- 15 Marks
Question
In the apex bank‟s regulatory supervisory report to Dutse Bank Limited, the management has been directed to ensure institution of an Internal Audit Unit. Prior to this time, the bank believed that internal audit staff might be colluding with other staff to suppress information on fraudulent transactions and as such the desired result might not be achieved. Apart from this, it was considered that savings could be made from transport, hotel and other allowances to be paid to staff when on official assignments. The independent auditor had earlier mentioned the need for this in the audit report but management was of the view that it is acceptable to cross-train employees in different departments to be able to audit departments other than their own. In the opinion of management, this
will provide a more independent and unbiased view through checks and balances. The audit function they perform through multitasking will best add value to the progress of the organisation. It is also the belief of management that the basic processes of both accounting and auditing are similar. The two systems use essentially the same procedures and techniques of bookkeeping, computation and analysis. To them, accounting and auditing strive to ensure that the financial statements and records provide a fair reflection of the actual financial position of an organisation. Both activities are inter-related and go hand in hand, especially in setting up processes in the organisation, hence, there is no need for any Internal Audit Unit or duplication of efforts.
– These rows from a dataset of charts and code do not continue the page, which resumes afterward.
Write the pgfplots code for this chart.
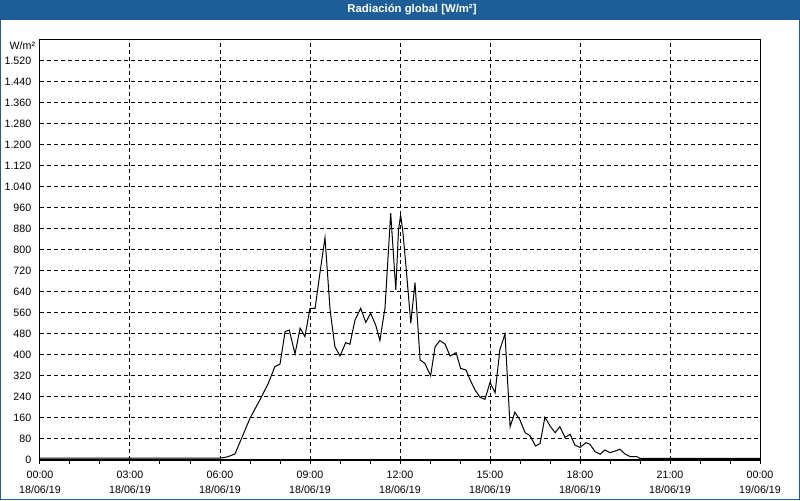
\documentclass[border=0pt]{standalone}
\usepackage{fontspec}
\setmainfont{Liberation Sans}
\usepackage{pgfplots}
\pgfplotsset{compat=1.18}
\definecolor{titlebar}{RGB}{30,94,152}
\begin{document}
\begin{tikzpicture}
\begin{axis}[
  scale only axis,
  width=540pt, height=315pt,
  xmin=0, xmax=24, ymin=0, ymax=1600,
  xtick={0,3,...,24},
  xticklabels={{00:00\\18/06/19},{03:00\\18/06/19},{06:00\\18/06/19},{09:00\\18/06/19},{12:00\\18/06/19},{15:00\\18/06/19},{18:00\\18/06/19},{21:00\\18/06/19},{00:00\\19/06/19}},
  xticklabel style={align=center, font=\fontsize{8pt}{11.25pt}\selectfont, yshift=-2pt},
  minor x tick num=2,
  ytick={0,80,...,1520},
  yticklabel style={font=\fontsize{8pt}{10pt}\selectfont},
  /pgf/number format/.cd, 1000 sep={.}, assume math mode=true,
  /pgfplots/.cd,
  tick align=outside,
  xtick pos=bottom,
  ytick pos=left,
  major tick length=3pt,
  minor tick length=3pt,
  y tick style={draw=none},
  tick style={black, line width=0.75pt},
  axis line style={black, line width=0.75pt},
  grid=major,
  major grid style={black, line width=0.75pt, dash pattern=on 3pt off 2.25pt},
  clip=false,
]
\addplot[black, line width=0.75pt] coordinates {
(0,7) (6.0,7) (6.25,12) (6.5,23) (6.72,83) (7.0,159) (7.33,229) (7.61,292)
(7.83,356) (8.0,365) (8.17,489) (8.31,495) (8.5,404) (8.67,502) (8.83,470)
(9.0,578) (9.17,578) (9.33,711) (9.5,847) (9.67,571) (9.83,432) (10.0,396)
(10.19,447) (10.33,441) (10.5,533) (10.69,578) (10.86,524) (11.02,559)
(11.19,514) (11.33,455) (11.5,580) (11.69,940) (11.86,648) (11.95,876)
(12.02,933) (12.09,876) (12.22,711) (12.36,521) (12.5,676) (12.56,571)
(12.67,381) (12.83,368) (13.02,321) (13.17,432) (13.33,455) (13.5,442)
(13.67,396) (13.87,409) (14.02,349) (14.2,343) (14.33,307) (14.5,267)
(14.67,239) (14.83,231) (15.0,295) (15.17,256) (15.33,421) (15.5,480)
(15.67,127) (15.83,182) (16.0,152) (16.17,104) (16.33,93) (16.52,53)
(16.67,63) (16.83,163) (17.0,130) (17.17,104) (17.33,127) (17.5,86)
(17.67,98) (17.83,57) (18.0,48) (18.2,66) (18.33,60) (18.5,32) (18.67,22)
(18.83,38) (19.0,28) (19.17,34) (19.33,41) (19.5,23) (19.67,13) (19.89,13)
(20.0,6) (24,6)
};
\node[anchor=east, font=\fontsize{8pt}{10pt}\selectfont, inner sep=0pt] at ([xshift=-3.5pt, yshift=-4pt]rel axis cs:0,1) {W/m²};
\end{axis}
\fill[titlebar] (-30pt,330pt) rectangle (570pt,345pt);
\node[text=white, font=\bfseries\fontsize{8.5pt}{10pt}\selectfont] at (279pt,337.5pt) {Radiación global [W/m²]};
\draw[titlebar, line width=0.75pt] (-29.625pt,-29.625pt) rectangle (569.625pt,344.625pt);
\pgfresetboundingbox
\path[use as bounding box] (-30pt,-30pt) rectangle (570pt,345pt);
\end{tikzpicture}
\end{document}
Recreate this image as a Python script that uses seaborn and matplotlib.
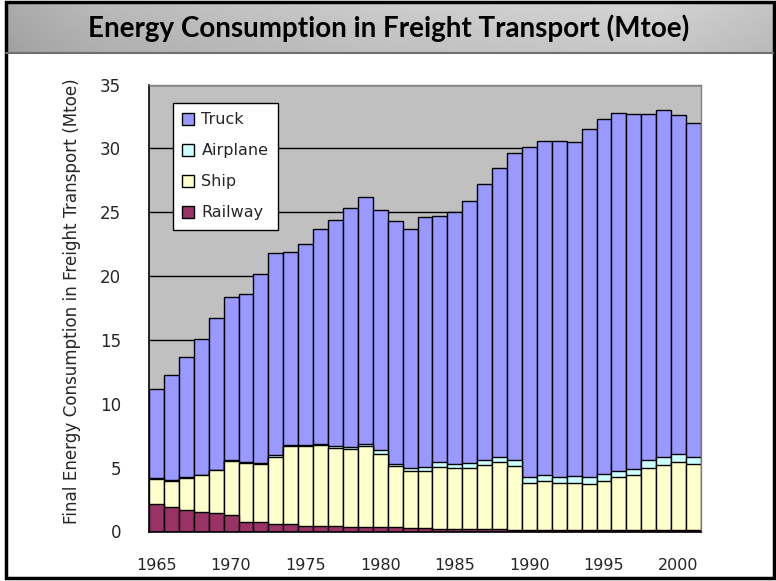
import numpy as np
import pandas as pd
import matplotlib
matplotlib.use("Agg")
import matplotlib.pyplot as plt
import seaborn as sns
from matplotlib.lines import Line2D
from matplotlib.patches import Patch, Rectangle

# Values (Mtoe)
years = list(range(1965, 2002))
railway = [2.15, 1.91, 1.68, 1.50, 1.42, 1.26, 0.74, 0.74, 0.61, 0.56,
           0.45, 0.45, 0.45, 0.38, 0.38, 0.38, 0.38, 0.27, 0.27, 0.20,
           0.18, 0.17, 0.16, 0.16, 0.15, 0.15, 0.14, 0.14, 0.13, 0.13,
           0.13, 0.12, 0.12, 0.12, 0.12, 0.11, 0.11]
ship = [1.95, 2.04, 2.50, 2.89, 3.36, 4.24, 4.64, 4.56, 5.26, 6.17,
        6.28, 6.33, 6.10, 6.09, 6.30, 5.72, 4.76, 4.46, 4.46, 4.86,
        4.80, 4.81, 5.08, 5.32, 4.96, 3.66, 3.83, 3.67, 3.68, 3.60,
        3.84, 4.11, 4.27, 4.86, 5.10, 5.37, 5.19]
airplane = [0.06, 0.06, 0.06, 0.06, 0.06, 0.06, 0.06, 0.06, 0.11, 0.06,
            0.06, 0.06, 0.18, 0.18, 0.18, 0.32, 0.16, 0.25, 0.33, 0.42,
            0.32, 0.39, 0.39, 0.39, 0.45, 0.42, 0.42, 0.42, 0.50, 0.50,
            0.50, 0.52, 0.49, 0.58, 0.58, 0.55, 0.57]
truck = [7.03, 8.28, 9.46, 10.65, 11.86, 12.84, 13.16, 14.84, 15.82, 15.11,
         15.71, 16.86, 17.67, 18.65, 19.34, 18.78, 19.00, 18.72, 19.54, 19.22,
         19.70, 20.53, 21.57, 22.63, 24.04, 25.87, 26.21, 26.37, 26.19, 27.27,
         27.83, 28.05, 27.82, 27.14, 27.20, 26.57, 26.08]

legend_order = ["Truck", "Airplane", "Ship", "Railway"]
stack_order = ["Railway", "Ship", "Airplane", "Truck"]
colors = {"Truck": "#9999FF", "Airplane": "#CCFFFF",
          "Ship": "#FFFFCC", "Railway": "#993366"}

df = pd.DataFrame({"year": years, "Railway": railway, "Ship": ship,
                   "Airplane": airplane, "Truck": truck})
# cumulative tops; draw the tallest layer first so the others sit on top
tops = df[stack_order].cumsum(axis=1)

sns.set_style("white")
plt.rcParams["font.family"] = ["DejaVu Sans"]

W, H = 776, 581
fig = plt.figure(figsize=(W / 100, H / 100), dpi=100)

# title banner
bax = fig.add_axes([6 / W, 1 - 53 / H, 767 / W, 50 / H])
prof = np.interp(np.linspace(0, 1, 300), [0, 0.12, 0.5, 0.85, 1],
                 [0.67, 0.73, 0.80, 0.83, 0.77])
grad = np.tile(prof, (40, 1)) * np.linspace(1.0, 0.94, 40)[:, None]
bax.imshow(grad, cmap="gray", vmin=0, vmax=1, aspect="auto")
bax.axis("off")
fig.add_artist(Line2D([6 / W, 773 / W], [1 - 53 / H] * 2, color="#707070", lw=1.5))
fig.text(389 / W, 1 - 28 / H, "Energy Consumption in Freight Transport (Mtoe)",
         ha="center", va="center", fontsize=20, fontweight="bold",
         family=["Lato", "DejaVu Sans"], color="black")
fig.add_artist(Rectangle((5.5 / W, 1 - 578 / H), 768.5 / W, 576.5 / H,
                         fill=False, edgecolor="black", lw=2.5))

ax = fig.add_axes([149 / W, 1 - 531.5 / H, 552 / W, 447 / H])
ax.set_facecolor("#C0C0C0")

for name in reversed(stack_order):
    sns.barplot(x=df["year"], y=tops[name], color=colors[name], saturation=1,
                width=1.0, edgecolor="black", linewidth=1, errorbar=None,
                ax=ax, zorder=2)

ax.set_ylim(0, 35)
ax.set_yticks(range(0, 36, 5))
ax.set_xlim(-0.5, len(years) - 0.5)
pos = [i for i, y in enumerate(years) if y % 5 == 0]
ax.set_xticks(pos, [str(years[i]) for i in pos])
ax.yaxis.grid(True, color="black", linewidth=1)
ax.set_axisbelow(True)
ax.tick_params(axis="y", direction="in", length=6, width=1, color="black",
               pad=20, labelsize=12)
ax.tick_params(axis="x", length=0, labelsize=11.5)
ax.set_xlabel("")
ax.set_ylabel("")
for side in ["left", "bottom"]:
    ax.spines[side].set_color("black")
    ax.spines[side].set_linewidth(1.2)
for side in ["top", "right"]:
    ax.spines[side].set_color("#808080")
    ax.spines[side].set_linewidth(1)

fig.text(72 / W, 1 - 301 / H,
         "Final Energy Consumption in Freight Transport (Mtoe)",
         rotation=90, ha="center", va="center", fontsize=12.1)

handles = [Patch(facecolor=colors[n], edgecolor="black", label=n) for n in legend_order]
ax.legend(handles=handles, loc="upper left", bbox_to_anchor=(0.043, 0.959),
          borderaxespad=0, fontsize=11.5, frameon=True, fancybox=False,
          edgecolor="black", framealpha=1, handlelength=0.75, handleheight=0.75,
          handletextpad=0.45, labelspacing=1.0, borderpad=0.6)

fig.canvas.draw()
for t in ax.xaxis.get_major_ticks():
    t.set_pad(19)

fig.savefig("out.png", dpi=100)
As the independent auditor of the bank, you were shown the regulatory supervisory report and you have been asked to make presentation to the Board of Directors on the necessity for the Internal Audit Unit in the bank.
Required:
a. Explain the need for the internal audit functions in an organisation. (5 Marks)
b. State the various measures that can be taken to protect the independence of internal auditors. (5 Marks)
c. Explain the weaknesses and limitations of internal audit. (5 Marks)
Answer
a) The need for internal audit function include:
i. Monitoring of internal control: The establishment of adequate internal control system is a responsibility of management and is an important aspect of good corporate governance. Because the internal control system needs to be monitored on a continuous basis, large companies are likely to establish internal audit function to assist management in this role. Internal audit is therefore usually given specific responsibility by management for reviewing internal controls, monitoring their operation and recommending improvements via reports to those charged with governance;
ii. Examination of financial and operating information: This may include the review of the means used to identify, measure, classify and report such information or specific inquiry into individual items, including detailed testing of transactions, balances and procedures;
iii. Review of the economy, efficiency and effectiveness of operations. This could include a review of non-financial controls;
iv. Review of compliance with laws, regulations and other external requirements and with internal requirements, such as management policies and directives; and
v. Special investigations into particular areas such as suspected fraud.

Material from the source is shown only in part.